### MATERIAL TO PROCESS
►
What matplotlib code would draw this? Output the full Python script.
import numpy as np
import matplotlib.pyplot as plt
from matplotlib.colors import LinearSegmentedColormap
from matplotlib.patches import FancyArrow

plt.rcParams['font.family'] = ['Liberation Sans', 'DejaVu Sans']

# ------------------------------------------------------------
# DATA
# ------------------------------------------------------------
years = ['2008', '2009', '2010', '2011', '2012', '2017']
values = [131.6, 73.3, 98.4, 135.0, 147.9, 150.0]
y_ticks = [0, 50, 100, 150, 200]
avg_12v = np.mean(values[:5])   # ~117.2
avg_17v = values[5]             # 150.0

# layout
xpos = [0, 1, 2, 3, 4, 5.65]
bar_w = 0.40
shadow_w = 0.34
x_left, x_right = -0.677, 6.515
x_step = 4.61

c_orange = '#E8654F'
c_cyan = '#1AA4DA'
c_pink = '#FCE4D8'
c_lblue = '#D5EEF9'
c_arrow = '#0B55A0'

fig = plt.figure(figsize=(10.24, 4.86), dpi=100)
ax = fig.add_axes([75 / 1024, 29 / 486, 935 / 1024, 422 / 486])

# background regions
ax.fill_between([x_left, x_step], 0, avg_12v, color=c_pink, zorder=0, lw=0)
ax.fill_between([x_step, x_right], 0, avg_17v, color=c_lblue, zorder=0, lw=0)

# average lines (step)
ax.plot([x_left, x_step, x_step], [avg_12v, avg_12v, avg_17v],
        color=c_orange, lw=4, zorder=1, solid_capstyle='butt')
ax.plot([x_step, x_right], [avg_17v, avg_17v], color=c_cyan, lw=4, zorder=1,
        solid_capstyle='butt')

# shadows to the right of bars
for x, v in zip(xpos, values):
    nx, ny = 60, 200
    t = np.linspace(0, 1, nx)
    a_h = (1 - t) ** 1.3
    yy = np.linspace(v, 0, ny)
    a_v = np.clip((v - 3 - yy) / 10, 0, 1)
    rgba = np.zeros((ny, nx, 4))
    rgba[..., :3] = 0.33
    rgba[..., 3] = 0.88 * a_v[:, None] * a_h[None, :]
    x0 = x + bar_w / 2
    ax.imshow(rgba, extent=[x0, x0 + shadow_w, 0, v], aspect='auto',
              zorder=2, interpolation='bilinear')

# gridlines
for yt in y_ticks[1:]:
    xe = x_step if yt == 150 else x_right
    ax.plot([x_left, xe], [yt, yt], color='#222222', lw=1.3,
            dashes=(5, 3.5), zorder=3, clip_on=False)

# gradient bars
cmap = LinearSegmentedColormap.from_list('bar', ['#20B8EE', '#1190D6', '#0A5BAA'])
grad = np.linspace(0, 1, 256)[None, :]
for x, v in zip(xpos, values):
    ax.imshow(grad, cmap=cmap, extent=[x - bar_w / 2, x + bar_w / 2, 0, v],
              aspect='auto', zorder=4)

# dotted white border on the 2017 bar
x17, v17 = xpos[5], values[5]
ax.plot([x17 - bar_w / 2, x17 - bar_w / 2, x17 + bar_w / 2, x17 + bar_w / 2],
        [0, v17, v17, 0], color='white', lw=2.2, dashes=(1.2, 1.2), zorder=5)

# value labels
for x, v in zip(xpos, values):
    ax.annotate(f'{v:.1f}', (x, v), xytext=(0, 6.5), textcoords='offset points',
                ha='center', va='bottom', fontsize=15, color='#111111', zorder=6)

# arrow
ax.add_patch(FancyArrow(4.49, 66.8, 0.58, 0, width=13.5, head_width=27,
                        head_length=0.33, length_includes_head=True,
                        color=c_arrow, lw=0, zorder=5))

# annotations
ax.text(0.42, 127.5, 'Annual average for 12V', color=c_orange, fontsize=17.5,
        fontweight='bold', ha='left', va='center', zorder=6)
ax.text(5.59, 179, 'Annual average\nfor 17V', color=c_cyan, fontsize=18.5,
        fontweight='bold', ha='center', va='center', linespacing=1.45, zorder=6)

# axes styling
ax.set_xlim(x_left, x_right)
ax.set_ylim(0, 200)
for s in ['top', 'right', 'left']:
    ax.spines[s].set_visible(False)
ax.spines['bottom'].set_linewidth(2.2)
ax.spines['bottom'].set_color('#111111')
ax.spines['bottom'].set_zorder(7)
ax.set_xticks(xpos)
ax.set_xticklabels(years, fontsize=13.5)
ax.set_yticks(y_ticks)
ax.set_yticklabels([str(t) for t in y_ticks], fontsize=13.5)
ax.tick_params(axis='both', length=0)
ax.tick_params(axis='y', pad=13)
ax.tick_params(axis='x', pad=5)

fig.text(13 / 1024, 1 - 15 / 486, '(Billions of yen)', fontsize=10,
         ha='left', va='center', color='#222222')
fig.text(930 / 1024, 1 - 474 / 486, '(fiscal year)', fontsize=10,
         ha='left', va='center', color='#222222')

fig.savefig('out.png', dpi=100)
◄
►
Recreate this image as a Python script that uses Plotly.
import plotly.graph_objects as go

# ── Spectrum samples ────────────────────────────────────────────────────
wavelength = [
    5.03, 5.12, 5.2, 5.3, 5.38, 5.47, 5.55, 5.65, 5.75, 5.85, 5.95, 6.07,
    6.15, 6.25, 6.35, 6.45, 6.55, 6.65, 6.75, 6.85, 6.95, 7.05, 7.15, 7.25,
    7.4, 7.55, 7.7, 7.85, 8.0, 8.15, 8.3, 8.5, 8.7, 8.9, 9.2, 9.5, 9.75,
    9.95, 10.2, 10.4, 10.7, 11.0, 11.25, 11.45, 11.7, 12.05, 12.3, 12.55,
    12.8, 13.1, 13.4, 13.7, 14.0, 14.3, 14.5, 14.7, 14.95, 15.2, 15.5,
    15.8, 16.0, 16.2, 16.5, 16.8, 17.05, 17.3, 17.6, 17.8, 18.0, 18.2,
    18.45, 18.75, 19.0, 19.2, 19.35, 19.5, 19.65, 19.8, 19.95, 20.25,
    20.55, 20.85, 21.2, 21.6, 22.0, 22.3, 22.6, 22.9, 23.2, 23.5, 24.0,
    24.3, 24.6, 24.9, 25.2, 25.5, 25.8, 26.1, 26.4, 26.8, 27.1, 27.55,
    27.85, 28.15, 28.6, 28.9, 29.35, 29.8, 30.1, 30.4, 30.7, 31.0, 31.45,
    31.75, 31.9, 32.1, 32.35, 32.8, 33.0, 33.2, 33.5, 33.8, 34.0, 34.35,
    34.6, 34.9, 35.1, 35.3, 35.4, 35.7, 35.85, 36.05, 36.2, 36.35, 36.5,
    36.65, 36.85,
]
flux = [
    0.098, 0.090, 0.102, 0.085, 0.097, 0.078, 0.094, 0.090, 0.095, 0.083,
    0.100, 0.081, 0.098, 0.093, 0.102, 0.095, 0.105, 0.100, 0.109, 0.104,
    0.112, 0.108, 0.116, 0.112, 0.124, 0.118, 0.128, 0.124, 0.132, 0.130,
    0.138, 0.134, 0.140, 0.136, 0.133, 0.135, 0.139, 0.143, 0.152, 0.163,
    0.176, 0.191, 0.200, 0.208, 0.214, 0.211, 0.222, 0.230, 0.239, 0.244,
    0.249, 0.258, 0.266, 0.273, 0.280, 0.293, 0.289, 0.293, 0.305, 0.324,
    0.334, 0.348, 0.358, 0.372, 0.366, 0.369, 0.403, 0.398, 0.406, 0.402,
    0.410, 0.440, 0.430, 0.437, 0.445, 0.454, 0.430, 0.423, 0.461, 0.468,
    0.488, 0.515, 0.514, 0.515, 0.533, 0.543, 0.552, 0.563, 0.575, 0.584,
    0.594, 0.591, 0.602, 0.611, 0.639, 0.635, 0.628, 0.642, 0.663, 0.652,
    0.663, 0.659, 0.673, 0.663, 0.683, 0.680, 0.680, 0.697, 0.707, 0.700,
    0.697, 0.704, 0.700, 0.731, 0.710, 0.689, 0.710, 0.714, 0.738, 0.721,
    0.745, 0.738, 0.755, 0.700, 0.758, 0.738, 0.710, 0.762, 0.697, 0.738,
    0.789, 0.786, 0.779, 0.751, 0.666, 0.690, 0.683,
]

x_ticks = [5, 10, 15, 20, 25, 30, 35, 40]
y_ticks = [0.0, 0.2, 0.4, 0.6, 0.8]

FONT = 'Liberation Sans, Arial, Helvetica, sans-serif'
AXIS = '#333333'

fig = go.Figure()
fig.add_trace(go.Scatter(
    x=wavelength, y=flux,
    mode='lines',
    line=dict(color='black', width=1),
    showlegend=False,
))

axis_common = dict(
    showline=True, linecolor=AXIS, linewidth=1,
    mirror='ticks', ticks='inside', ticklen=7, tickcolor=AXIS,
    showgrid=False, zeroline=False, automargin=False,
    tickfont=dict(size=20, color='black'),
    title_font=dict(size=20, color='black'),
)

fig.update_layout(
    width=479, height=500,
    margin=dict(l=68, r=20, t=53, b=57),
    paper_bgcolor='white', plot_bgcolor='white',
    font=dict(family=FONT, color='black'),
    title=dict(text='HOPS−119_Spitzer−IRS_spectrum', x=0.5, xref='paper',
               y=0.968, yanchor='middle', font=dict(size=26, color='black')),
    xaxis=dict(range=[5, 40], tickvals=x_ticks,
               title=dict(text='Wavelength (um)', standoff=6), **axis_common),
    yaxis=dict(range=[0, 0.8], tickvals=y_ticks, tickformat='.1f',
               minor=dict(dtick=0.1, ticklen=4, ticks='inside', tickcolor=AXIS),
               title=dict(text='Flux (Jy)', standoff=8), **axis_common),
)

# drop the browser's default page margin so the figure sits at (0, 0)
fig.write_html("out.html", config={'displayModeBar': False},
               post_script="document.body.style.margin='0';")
◄
### THE EXERCISE
Nothing but the lines from the one with "Recreate this image" through the one with "import plotly.graph_objects as go" should be retyped; include both and keep them exact.

### SOLUTION FOR THIS PROBLEM
Recreate this image as a Python script that uses Plotly.
import plotly.graph_objects as go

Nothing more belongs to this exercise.